Privacy is important for me, so I do my best to protect it. On the other hand, a part of the sense of living exists in maintaining relations with other people, known and unknown, and just for that the Internet is an excellent means. It enriches my life and enhances my possibilities, but just this is done by showing a piece of my private life to the world. Therefore preserving my privacy is a matter of keeping the balance steady: don’t tell the world too much but also not so little that I wouldn’t profit. But what is a good balance? In the end it’s pure guesswork and using your good sense. It’s a matter of feeling.
One of the things that can be abused on the Internet is a picture of yourself, especially one where your face can be recognized. For what is more private than your face? And maybe it’s just because of this that people publish their pictures on the Internet, as a wish to become a public person and to become known, belying the confessed idea that privacy is important. Possibly people don’t realize the dangers. Photos can be manipulated and so be used for discrediting people. They can be used for searching the Internet just as one can search the Internet for certain words. In this way it is possible to connect websites that have been written under different names or by different persons, if they show photos of the same person. Maybe these are yet the most innocent possibilities to misuse pictures. I am not an expert in this field, so I leave it to you to find out what can go wrong if you have your photo on the Internet. Anyway, I am distrustful so I don’t want to have my photo there, at least not one that clearly shows my face. (Keep it secret: actually there is one but I don’t tell you where; it’s difficult to find). I am a bit more careless, if you cannot recognize me as such, as the readers of these blogs may have noticed. But there are always people who want to see my face, for else they have the feeling that they don’t know me or that I am a kind of talking machine (actually it’s strange to think that my face tells more about me than all the texts I have written and photos I have published). If I trust them, I send them my picture by e-mail.
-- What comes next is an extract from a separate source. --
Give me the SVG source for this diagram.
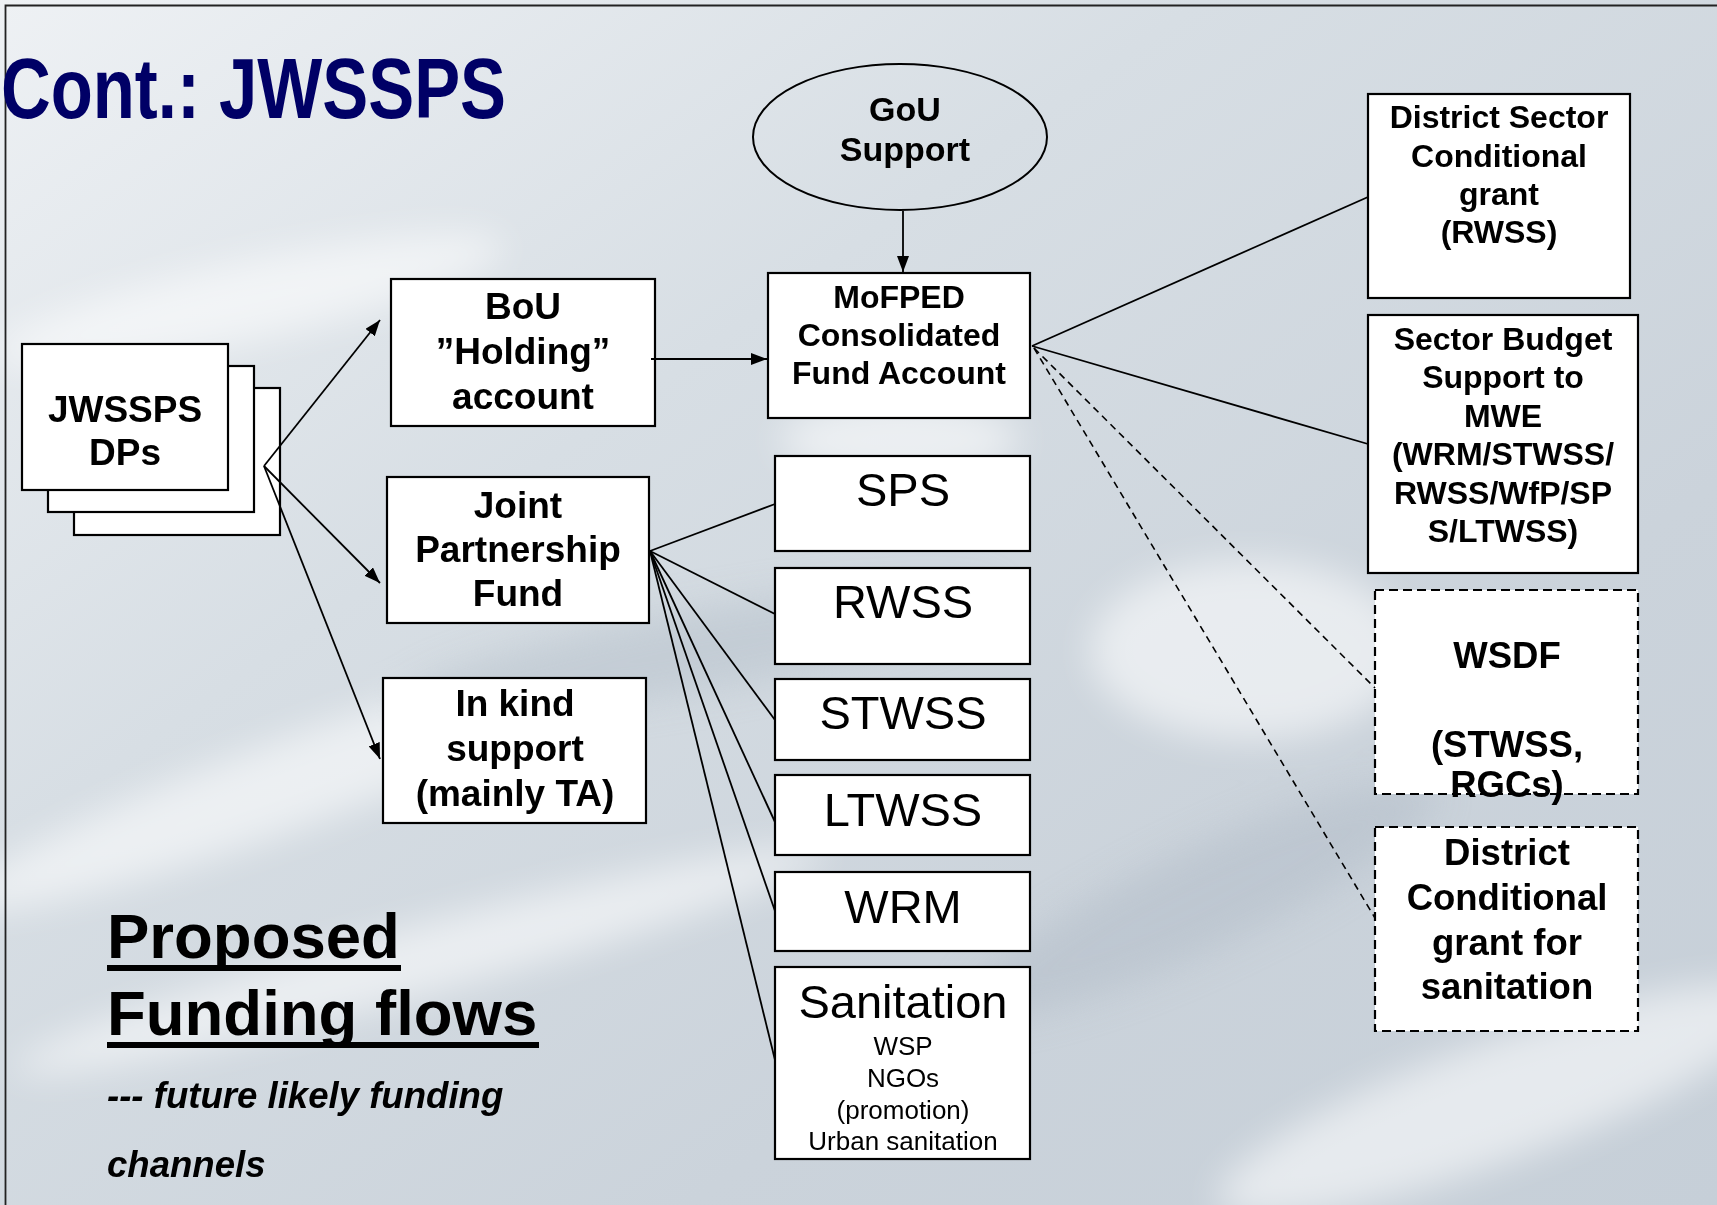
<svg xmlns="http://www.w3.org/2000/svg" width="1717" height="1205" viewBox="0 0 1717 1205">
<style>
.box{fill:#ffffff;stroke:#000000;stroke-width:2.2}
.dbox{fill:#ffffff;stroke:#000000;stroke-width:2.2;stroke-dasharray:9 5}
.ell{fill:none;stroke:#000000;stroke-width:2}
.b{font-family:"Liberation Sans",Arial,sans-serif;font-weight:bold;fill:#000000;text-anchor:middle}
.r{font-family:"Liberation Sans",Arial,sans-serif;font-weight:normal;fill:#000000;text-anchor:middle}
.ln{stroke:#000000;stroke-width:1.8;fill:none}
.dl{stroke:#000000;stroke-width:1.6;fill:none;stroke-dasharray:7 5}
</style>
<defs>
<marker id="ah" viewBox="0 0 16 12" markerWidth="16" markerHeight="12" refX="16" refY="6" orient="auto" markerUnits="userSpaceOnUse">
<path d="M0,0 L16,6 L0,12 z" fill="#000000"/>
</marker>
<linearGradient id="bg" x1="0" y1="0" x2="1" y2="1">
<stop offset="0" stop-color="#eef1f4"/>
<stop offset="0.35" stop-color="#d7dee4"/>
<stop offset="0.7" stop-color="#cbd3db"/>
<stop offset="1" stop-color="#c6cfd8"/>
</linearGradient>
<filter id="blur" x="-20%" y="-20%" width="140%" height="140%"><feGaussianBlur stdDeviation="18"/></filter>
</defs>
<g id="background">
<rect x="0" y="0" width="1717" height="1205" fill="url(#bg)"/>
<g filter="url(#blur)" opacity="0.55">
<ellipse cx="250" cy="300" rx="260" ry="40" fill="#ffffff" transform="rotate(-12 250 300)"/>
<ellipse cx="300" cy="780" rx="360" ry="45" fill="#ffffff" transform="rotate(-20 300 780)"/>
<ellipse cx="420" cy="960" rx="420" ry="35" fill="#ffffff" transform="rotate(-15 420 960)"/>
<ellipse cx="900" cy="440" rx="120" ry="40" fill="#ffffff"/>
<ellipse cx="700" cy="650" rx="300" ry="40" fill="#b8c2cc" transform="rotate(-10 700 650)"/>
<ellipse cx="1250" cy="650" rx="160" ry="90" fill="#ffffff"/>
<ellipse cx="1200" cy="900" rx="260" ry="50" fill="#b4bec9" transform="rotate(-25 1200 900)"/>
<ellipse cx="1500" cy="1100" rx="300" ry="60" fill="#ffffff" transform="rotate(-20 1500 1100)"/>
</g>
<path d="M5.5,1210 L5.5,5.5 L1720,5.5" fill="none" stroke="#222222" stroke-width="1.8"/>
</g>
<text id="title" x="1" y="118" font-family="'Liberation Sans Narrow','Liberation Sans',Arial,sans-serif" font-weight="bold" font-size="86" fill="#000066" textLength="505" lengthAdjust="spacingAndGlyphs">Cont.: JWSSPS</text>
<g id="node-jwssps">
<rect class="box" x="74" y="388" width="206" height="147"/>
<rect class="box" x="48" y="366" width="206" height="146"/>
<rect class="box" x="22" y="344" width="206" height="146"/>
<text class="b" x="125" y="422" font-size="37">JWSSPS</text>
<text class="b" x="125" y="465" font-size="37">DPs</text>
</g>
<g id="node-gou">
<ellipse class="ell" cx="900" cy="137" rx="147" ry="73"/>
<text class="b" x="905" y="121" font-size="34">GoU</text>
<text class="b" x="905" y="161" font-size="34">Support</text>
</g>
<g id="node-bou">
<rect class="box" x="391" y="279" width="264" height="147"/>
<text class="b" x="523" y="319" font-size="37">BoU</text>
<text class="b" x="523" y="364" font-size="37">”Holding”</text>
<text class="b" x="523" y="409" font-size="37">account</text>
</g>
<g id="node-mofped">
<rect class="box" x="768" y="273" width="262" height="145"/>
<text class="b" x="899" y="308" font-size="32">MoFPED</text>
<text class="b" x="899" y="346" font-size="32">Consolidated</text>
<text class="b" x="899" y="384" font-size="32">Fund Account</text>
</g>
<g id="node-jpf">
<rect class="box" x="387" y="477" width="262" height="146"/>
<text class="b" x="518" y="518" font-size="37">Joint</text>
<text class="b" x="518" y="562" font-size="37">Partnership</text>
<text class="b" x="518" y="606" font-size="37">Fund</text>
</g>
<g id="node-inkind">
<rect class="box" x="383" y="678" width="263" height="145"/>
<text class="b" x="515" y="716" font-size="37">In kind</text>
<text class="b" x="515" y="761" font-size="37">support</text>
<text class="b" x="515" y="806" font-size="37">(mainly TA)</text>
</g>
<g id="node-sps">
<rect class="box" x="775" y="456" width="255" height="95"/>
<text class="r" x="903" y="506" font-size="47">SPS</text>
</g>
<g id="node-rwss">
<rect class="box" x="775" y="568" width="255" height="96"/>
<text class="r" x="903" y="618" font-size="47">RWSS</text>
</g>
<g id="node-stwss">
<rect class="box" x="775" y="679" width="255" height="81"/>
<text class="r" x="903" y="729" font-size="47">STWSS</text>
</g>
<g id="node-ltwss">
<rect class="box" x="775" y="775" width="255" height="80"/>
<text class="r" x="903" y="826" font-size="47">LTWSS</text>
</g>
<g id="node-wrm">
<rect class="box" x="775" y="872" width="255" height="79"/>
<text class="r" x="903" y="923" font-size="47">WRM</text>
</g>
<g id="node-sanitation">
<rect class="box" x="775" y="967" width="255" height="192"/>
<text class="r" x="903" y="1018" font-size="47">Sanitation</text>
<text class="r" x="903" y="1055" font-size="26">WSP</text>
<text class="r" x="903" y="1087" font-size="26">NGOs</text>
<text class="r" x="903" y="1119" font-size="26">(promotion)</text>
<text class="r" x="903" y="1150" font-size="26">Urban sanitation</text>
</g>
<g id="node-district-sector">
<rect class="box" x="1368" y="94" width="262" height="204"/>
<text class="b" x="1499" y="128" font-size="32">District Sector</text>
<text class="b" x="1499" y="167" font-size="32">Conditional</text>
<text class="b" x="1499" y="205" font-size="32">grant</text>
<text class="b" x="1499" y="243" font-size="32">(RWSS)</text>
</g>
<g id="node-sector-budget">
<rect class="box" x="1368" y="315" width="270" height="258"/>
<text class="b" x="1503" y="350" font-size="32">Sector Budget</text>
<text class="b" x="1503" y="388" font-size="32">Support to</text>
<text class="b" x="1503" y="427" font-size="32">MWE</text>
<text class="b" x="1503" y="465" font-size="32">(WRM/STWSS/</text>
<text class="b" x="1503" y="504" font-size="32">RWSS/WfP/SP</text>
<text class="b" x="1503" y="542" font-size="32">S/LTWSS)</text>
</g>
<g id="node-wsdf">
<rect class="dbox" x="1375" y="590" width="263" height="204"/>
<text class="b" x="1507" y="668" font-size="36.5">WSDF</text>
<text class="b" x="1507" y="757" font-size="36.5">(STWSS,</text>
<text class="b" x="1507" y="797" font-size="36.5">RGCs)</text>
</g>
<g id="node-district-sanitation">
<rect class="dbox" x="1375" y="827" width="263" height="204"/>
<text class="b" x="1507" y="865" font-size="36.5">District</text>
<text class="b" x="1507" y="910" font-size="36.5">Conditional</text>
<text class="b" x="1507" y="955" font-size="36.5">grant for</text>
<text class="b" x="1507" y="999" font-size="36.5">sanitation</text>
</g>
<g id="connectors">
<line class="ln" x1="903" y1="211" x2="903" y2="272" marker-end="url(#ah)"/>
<line class="ln" x1="651" y1="359" x2="767" y2="359" marker-end="url(#ah)"/>
<line class="ln" x1="264" y1="466" x2="380" y2="320" marker-end="url(#ah)"/>
<line class="ln" x1="264" y1="466" x2="380" y2="583" marker-end="url(#ah)"/>
<line class="ln" x1="264" y1="466" x2="380" y2="759" marker-end="url(#ah)"/>
<line class="ln" x1="650" y1="551" x2="775" y2="504"/>
<line class="ln" x1="650" y1="551" x2="775" y2="614"/>
<line class="ln" x1="650" y1="551" x2="775" y2="720"/>
<line class="ln" x1="650" y1="551" x2="775" y2="822"/>
<line class="ln" x1="650" y1="551" x2="775" y2="911"/>
<line class="ln" x1="650" y1="551" x2="775" y2="1060"/>
<line class="ln" x1="1032" y1="346" x2="1368" y2="197"/>
<line class="ln" x1="1032" y1="346" x2="1368" y2="444"/>
<line class="dl" x1="1034" y1="348" x2="1375" y2="688"/>
<line class="dl" x1="1034" y1="348" x2="1375" y2="918"/>
</g>
<g id="legend">
<text x="107" y="958" font-family="'Liberation Sans',Arial,sans-serif" font-weight="bold" font-size="63.5" fill="#000000">Proposed</text>
<rect x="107" y="965" width="294" height="6" fill="#000000"/>
<text x="107" y="1035" font-family="'Liberation Sans',Arial,sans-serif" font-weight="bold" font-size="63.5" fill="#000000">Funding flows</text>
<rect x="107" y="1042" width="432" height="6" fill="#000000"/>
<text x="107" y="1108" font-family="'Liberation Sans',Arial,sans-serif" font-weight="bold" font-style="italic" font-size="36.6" fill="#000000">--- future likely funding</text>
<text x="107" y="1177" font-family="'Liberation Sans',Arial,sans-serif" font-weight="bold" font-style="italic" font-size="36.6" fill="#000000">channels</text>
</g>
</svg>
Makes this precaution sense? I always thought so but now I doubt. For what has come out? The NSA, the American intelligence agency, does not only monitor and collect photos openly published in the World Wide Web, but it steals them also from your e-mail. And it may be supposed that other secret and not so secret services do the same. Actually, it was quite naive that I hadn’t thought that before, and that I hadn’t realized that nothing is so secret or it is open to the world. Does this mean that I must not send vulnerable information by e-mail any longer? But then they have just achieved what they want: that people control themselves instead that they and the national governments do. That will be the end of creativity and of many other things we stand for in this world. However, it will not be the end of privacy, for this has already gone, by the activities of secret services and others who secretly collect information on the Internet (and by doing so in your home) and by the public behaviour of private persons themselves.